The purging process never stopped, by the way. Just tonight, we got rid of our desk to make room for a play space for Collin, now that he’s sitting up by himself and trying to crawl. When people find out how we live, I’m often met with a blank stare of disbelief. “I don’t know how you do it.” Is often uttered. Frankly, I don’t either, sometimes. It depends on when you ask me. On a good day, it’s cozy and fits our attachment parenting style, anyway; for example, we would co-sleep with our baby even if we had all the space in the world for a crib. However, on a bad day, I feel claustrophobic and worried we’re about to burst from the seams of this apartment; Like, someone will show up at our door, and I’ll open it, only it won’t be me standing there, it will be an avalanche of baby gear burying my visitor alive. It can be hard to never get away from the baby, especially at night when he’s asleep, and you’re tip-toeing around so as not to wake him up, and it’s your only chance to reorganize or clean something.

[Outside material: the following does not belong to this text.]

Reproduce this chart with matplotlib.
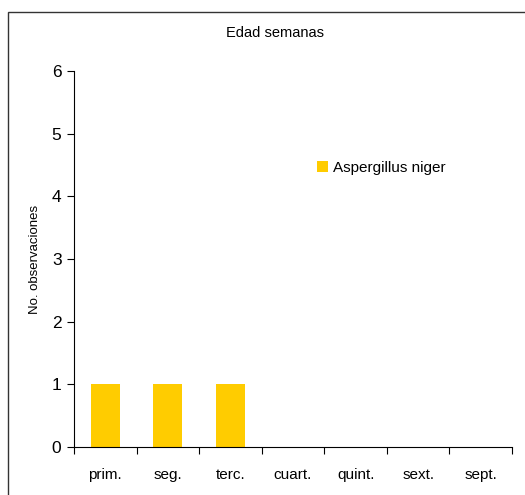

Let me tell you something about organization: it is KEY to living in a small space and staying sane. And just when you think you have everything perfect, you need to reorganize all over again because the baby just grew out of a bunch of clothes, or a bag of toys showed up and you have no idea where to put them. I am in a constant state of sorting: does this fit the baby? Does he really play with that? Will that ever be used? Whatever doesn’t get put to use immediately goes- either in the closet (if there’s space) or to Goodwill. There is just no room in here for stuff that isn’t being used.
I am an optimist, and I like to look at our time here as a learning experience. We humans (Especially we Americans) love to cling to stuff we don’t really need or use. I’ve had the privilege of breaking myself of that habit. How many people get to say that?